• _Short problem_
Print, word for word, every line from the beginning of the listing up to and including the line with "ax = fig.add_axes([148". Pictures are to be excluded.

• _Recorded information_
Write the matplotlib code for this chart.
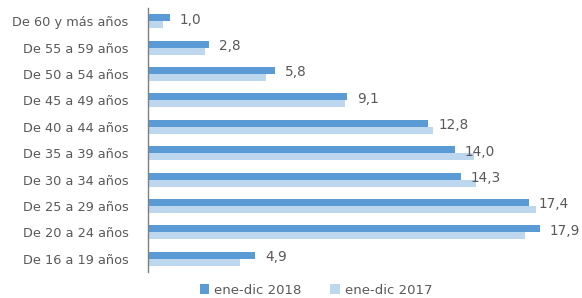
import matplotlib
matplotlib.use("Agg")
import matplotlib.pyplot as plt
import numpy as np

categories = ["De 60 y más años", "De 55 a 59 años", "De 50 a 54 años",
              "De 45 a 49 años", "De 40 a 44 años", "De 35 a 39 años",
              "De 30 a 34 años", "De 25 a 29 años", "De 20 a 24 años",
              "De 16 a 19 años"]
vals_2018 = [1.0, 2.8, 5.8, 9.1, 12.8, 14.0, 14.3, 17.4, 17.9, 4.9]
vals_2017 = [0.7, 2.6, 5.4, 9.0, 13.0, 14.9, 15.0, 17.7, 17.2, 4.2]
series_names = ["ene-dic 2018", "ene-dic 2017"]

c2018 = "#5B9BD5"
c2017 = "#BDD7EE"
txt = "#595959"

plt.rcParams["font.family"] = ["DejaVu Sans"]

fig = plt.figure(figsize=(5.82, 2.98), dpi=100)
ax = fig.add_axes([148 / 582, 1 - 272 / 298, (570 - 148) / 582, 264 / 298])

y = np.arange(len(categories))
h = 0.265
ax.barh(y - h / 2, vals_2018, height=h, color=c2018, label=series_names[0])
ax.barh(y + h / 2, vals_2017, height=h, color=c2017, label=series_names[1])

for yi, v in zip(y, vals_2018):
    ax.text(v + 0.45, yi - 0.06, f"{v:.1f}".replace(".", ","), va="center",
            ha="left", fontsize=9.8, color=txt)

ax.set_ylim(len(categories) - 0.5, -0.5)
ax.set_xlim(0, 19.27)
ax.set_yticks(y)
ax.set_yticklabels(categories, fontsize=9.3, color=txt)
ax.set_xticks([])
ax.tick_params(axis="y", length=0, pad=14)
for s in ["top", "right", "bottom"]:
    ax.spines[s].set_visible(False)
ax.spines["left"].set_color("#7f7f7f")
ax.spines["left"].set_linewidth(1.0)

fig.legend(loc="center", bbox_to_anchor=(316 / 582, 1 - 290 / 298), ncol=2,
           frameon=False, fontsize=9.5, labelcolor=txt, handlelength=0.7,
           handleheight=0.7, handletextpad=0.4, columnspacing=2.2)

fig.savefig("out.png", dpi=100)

• _Worked solution_
Write the matplotlib code for this chart.
import matplotlib
matplotlib.use("Agg")
import matplotlib.pyplot as plt
import numpy as np

categories = ["De 60 y más años", "De 55 a 59 años", "De 50 a 54 años",
              "De 45 a 49 años", "De 40 a 44 años", "De 35 a 39 años",
              "De 30 a 34 años", "De 25 a 29 años", "De 20 a 24 años",
              "De 16 a 19 años"]
vals_2018 = [1.0, 2.8, 5.8, 9.1, 12.8, 14.0, 14.3, 17.4, 17.9, 4.9]
vals_2017 = [0.7, 2.6, 5.4, 9.0, 13.0, 14.9, 15.0, 17.7, 17.2, 4.2]
series_names = ["ene-dic 2018", "ene-dic 2017"]

c2018 = "#5B9BD5"
c2017 = "#BDD7EE"
txt = "#595959"

plt.rcParams["font.family"] = ["DejaVu Sans"]

fig = plt.figure(figsize=(5.82, 2.98), dpi=100)
ax = fig.add_axes([148 / 582, 1 - 272 / 298, (570 - 148) / 582, 264 / 298])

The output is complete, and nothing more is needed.